Figure 5. Regulation of NADK2 functions by post-translational modifications.

(A) Schematic of NADK2 as in Figure 3D, but showing phosphorylated residues identified in this study (black) or those curated from PhosphoSitePlus (gray). See Table 1.

(B) As in (A), but showing the acetylated residues found on NADK2 from HEK293E cells transiently expressing NADK2-FLAG (this study). See Table 1.

(C) Immunoblots of NADK2 variants from ΔNADK2 HEK293E cells stably expressing the indicated NADK2 phospho-mutants (S or T to A) or acetylation-mutants (K to Q).

(D) Fractional abundance of proline (M+5) as in Figure 3G, but from ΔNADK2 HEK293E cells stably expressing either empty vector, WT NADK2, or the indicated NADK2 variants (S or T to A) labeled for 3 h with ¹³C₅-glutamine.

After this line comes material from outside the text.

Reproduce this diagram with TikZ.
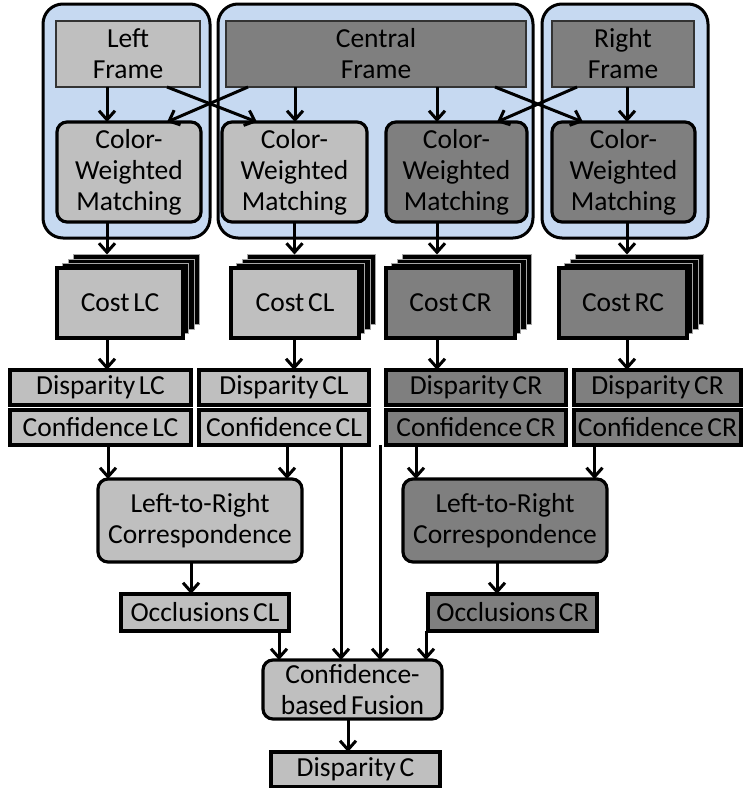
\documentclass[tikz,border=0pt]{standalone}
\usepackage{fontspec}
\setmainfont{Carlito}[WordSpace=0.6]
\usetikzlibrary{arrows.meta}
\definecolor{lgray}{HTML}{BFBFBF}
\definecolor{dgray}{HTML}{7F7F7F}
\definecolor{bluebg}{HTML}{C6D9F1}
\tikzset{
  every node/.style={font=\fontsize{27.5}{31}\selectfont, align=center, inner sep=0pt, outer sep=0pt},
  group/.style={draw=black, line width=3pt, fill=bluebg, rounded corners=20pt},
  frame/.style={draw=black!80, line width=2.6pt},
  rbox/.style={draw=black, line width=3.2pt, rounded corners=10pt},
  sbox/.style={draw=black, line width=3.2pt},
  layer/.style={draw=gray!70, line width=0.8pt, fill=black},
  arr/.style={line width=3pt, -{Straight Barb[length=9pt,width=16pt,line width=3pt]}},
}
\begin{document}
\begin{tikzpicture}[x=1pt,y=-1pt]
\useasboundingbox (0,0) rectangle (743,788);
% groups
\node[group, minimum width=167, minimum height=234] (gl) at (126.5,121) {};
\node[group, minimum width=315, minimum height=234] (gc) at (375.5,121) {};
\node[group, minimum width=166, minimum height=234] (gr) at (625,121) {};
% frames
\node[frame, fill=lgray, minimum width=144, minimum height=66] (lf) at (128,54) {Left\\Frame};
\node[frame, fill=dgray, minimum width=300, minimum height=66] (cf) at (376,54) {Central\\Frame};
\node[frame, fill=dgray, minimum width=142, minimum height=66] (rf) at (623,54) {Right\\Frame};
% matching
\node[rbox, fill=lgray, minimum width=144, minimum height=100] (m1) at (129,172) {Color-\\Weighted\\Matching};
\node[rbox, fill=lgray, minimum width=145, minimum height=100] (m2) at (294.5,172) {Color-\\Weighted\\Matching};
\node[rbox, fill=dgray, minimum width=141, minimum height=100] (m3) at (456.5,172) {Color-\\Weighted\\Matching};
\node[rbox, fill=dgray, minimum width=143, minimum height=100] (m4) at (623.5,172) {Color-\\Weighted\\Matching};
% cost stacks
\foreach \n/\cx/\w/\col/\txt in {c1/120/126/lgray/Cost LC, c2/295/128/lgray/Cost CL, c3/450.5/129/dgray/Cost CR, c4/623/128/dgray/Cost RC}{
  \node[layer, minimum width=\w, minimum height=70] (\n b3) at (\cx+16.5,303-13.5) {};
  \node[layer, minimum width=\w, minimum height=70] (\n b2) at (\cx+11,303-9) {};
  \node[layer, minimum width=\w, minimum height=70] (\n b1) at (\cx+5.5,303-4.5) {};
  \node[sbox, fill=\col, minimum width=\w, minimum height=70] (\n) at (\cx,303) {\txt};
}
% disparity / confidence
\node[sbox, fill=lgray, minimum width=181, minimum height=35] (d1) at (100.5,387.5) {Disparity LC};
\node[sbox, fill=lgray, minimum width=170, minimum height=35] (d2) at (284,387.5) {Disparity CL};
\node[sbox, fill=dgray, minimum width=180, minimum height=35] (d3) at (476,387.5) {Disparity CR};
\node[sbox, fill=dgray, minimum width=167, minimum height=35] (d4) at (657.5,387.5) {Disparity CR};
\node[sbox, fill=lgray, minimum width=181, minimum height=35] (k1) at (100.5,427.5) {Confidence LC};
\node[sbox, fill=lgray, minimum width=170, minimum height=35] (k2) at (284,427.5) {Confidence CL};
\node[sbox, fill=dgray, minimum width=180, minimum height=35] (k3) at (476,427.5) {Confidence CR};
\node[sbox, fill=dgray, minimum width=167, minimum height=35] (k4) at (657.5,427.5) {Confidence CR};
% left-right
\node[rbox, fill=lgray, minimum width=204, minimum height=83] (lr1) at (200,520.5) {Left-to-Right\\Correspondence};
\node[rbox, fill=dgray, minimum width=204, minimum height=83] (lr2) at (505,520.5) {Left-to-Right\\Correspondence};
% occlusions
\node[sbox, fill=lgray, minimum width=168, minimum height=37] (o1) at (205,612.5) {Occlusions CL};
\node[sbox, fill=dgray, minimum width=169, minimum height=37] (o2) at (512.5,612.5) {Occlusions CR};
% fusion
\node[rbox, fill=lgray, minimum width=179, minimum height=59] (fu) at (352.5,689.5) {Confidence-\\based Fusion};
\node[sbox, fill=lgray, minimum width=169, minimum height=35] (dc) at (355.5,769.5) {Disparity C};
% top arrows
\draw[arr] ([xshift=-21]lf.south) -- ([xshift=-21]lf.south |- m1.north);
\draw[arr] ([xshift=39]lf.south) -- ([xshift=-37.5]m2.north);
\draw[arr] ([xshift=-128]cf.south) -- ([xshift=38]m1.north);
\draw[arr] ([xshift=-81]cf.south) -- ([xshift=-81]cf.south |- m2.north);
\draw[arr] ([xshift=61]cf.south) -- ([xshift=61]cf.south |- m3.north);
\draw[arr] ([xshift=119]cf.south) -- ([xshift=-40.5]m4.north);
\draw[arr] ([xshift=-46]rf.south) -- ([xshift=40.5]m3.north);
\draw[arr] ([xshift=4]rf.south) -- ([xshift=4]rf.south |- m4.north);
% matching to cost
\draw[arr] ([xshift=-22]m1.south) -- ([xshift=-22]m1.south |- c1b3.north);
\draw[arr] (m2.south) -- (m2.south |- c2b3.north);
\draw[arr] ([xshift=-19.5]m3.south) -- ([xshift=-19.5]m3.south |- c3b3.north);
\draw[arr] ([xshift=3.5]m4.south) -- ([xshift=3.5]m4.south |- c4b3.north);
% cost to disparity
\draw[arr] ([xshift=-13]c1.south) -- ([xshift=-13]c1.south |- d1.north);
\draw[arr] ([xshift=-1]c2.south) -- ([xshift=-1]c2.south |- d2.north);
\draw[arr] ([xshift=-13.5]c3.south) -- ([xshift=-13.5]c3.south |- d3.north);
\draw[arr] ([xshift=4]c4.south) -- ([xshift=4]c4.south |- d4.north);
% confidence onward
\draw[arr] ([xshift=7.5]k1.south) -- ([xshift=7.5]k1.south |- lr1.north);
\draw[arr] ([xshift=3]k2.south) -- ([xshift=3]k2.south |- lr1.north);
\draw[arr] ([xshift=57]k2.south) -- ([xshift=57]k2.south |- fu.north);
\draw[arr] ([xshift=-96]k3.south) -- ([xshift=-96]k3.south |- fu.north);
\draw[arr] ([xshift=-60]k3.south) -- ([xshift=-60]k3.south |- lr2.north);
\draw[arr] ([xshift=-63]k4.south) -- ([xshift=-63]k4.south |- lr2.north);
\draw[arr] ([xshift=-9]lr1.south) -- ([xshift=-9]lr1.south |- o1.north);
\draw[arr] ([xshift=-8]lr2.south) -- ([xshift=-8]lr2.south |- o2.north);
\draw[arr] ([xshift=74]o1.south) -- ([xshift=74]o1.south |- fu.north);
\draw[arr] ([xshift=-86.5]o2.south) -- ([xshift=-86.5]o2.south |- fu.north);
\draw[arr] ([xshift=-4.5]fu.south) -- ([xshift=-4.5]fu.south |- dc.north);
\end{tikzpicture}
\end{document}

(E) Relative cell proliferation of ΔNADK2 HEK293E cells stably expressing either empty vector (EV), WT NADK2, or NADK2 S188A. Cells were grown for 72 h in 10% dialyzed serum in the presence or absence of 0.2 mM proline.

(F) Fractional abundance of proline (M+5) as in Figure 3G, but from ΔNADK2 HEK293E cells stably expressing either empty vector (EV), WT NADK2, or the indicated NADK2 acetylation-deficient mutants (K to Q) labeled for 3 h with ¹³C₅-glutamine.

(G) Relative cell proliferation of ΔNADK2 HEK293E cells stably expressing either empty vector (EV), WT NADK2, or the indicated NADK2 acetylation-deficient mutants (K to Q). Cells were grown for 72 h in 10% dialyzed serum in the absence of 0.2 mM proline.

(H) Representative images and quantification of spheroid size from ΔNADK2 HEK293E cells stably expressing either empty vector, NADK2 WT, NADK2 K76Q, or K304Q mutants cultured without proline. Quantification of the spheroid size from 6 independent images for each condition is shown.

(I) Quantification of spheroid size from ΔNADK2 HEK293E cells stably expressing either WT NADK2 or NADK2 S188A cultured without proline. Quantification of the spheroid size from 5 independent images for each condition is shown.

(J) Mass photometry of recombinant His-NADK2 or the indicated variants purified from E. coli, showing that NADK2, His-NADK2 ^S188A, His-NADK2 ^K76Q, or His-NADK2 ^K304Q are dimers. Coomassie blue of purified NADK2 variants is shown on the right.

(K) Schematic of labeling with ¹³C₃-¹⁵N-Nicotinamide (M+4), depicting the synthesis of mitochondrial NADP⁺ (M+4) from NADK2. NAD⁺ salvage enzymes nicotinamide phosphoribosyltransferase (NAMPT) and nicotinamide mononucleotide adenylyl transferase (NMANT) are shown.

(L) Immunoblots and normalized peak area of mitochondrial, NADP⁺ (M+4), and NADPH (M+4) from labeling with ¹³C₃-¹⁵N-Nicotinamide (M+4), as illustrated in (K). ΔNADK2 HEK293E cells stably expressing HA-Mito were transiently transfected with EV, WT NADK2, or NADK2 K76Q, K304Q, or S188A mutants. HA-tagged mitochondria were immunoprecipitated (HA-Mito IP) from equal amount of protein for each condition.

(M) Enzymatic activity of human recombinant His-NADK2 and NADK2^Δ78–114 variant in the presence of 1 mM NAD⁺ and 5 mM MgATP.

Data are presented as the mean ± SD from n = 3 (D–G and L) or n = 5 (H), n = 6 (I) of biologically independent samples. Data are representative of at least two independent experiments. (D–G, H, I, and L) ****p < 0.001 for multiple comparisons were calculated using one-way ANOVA and Tukey’s post hoc test.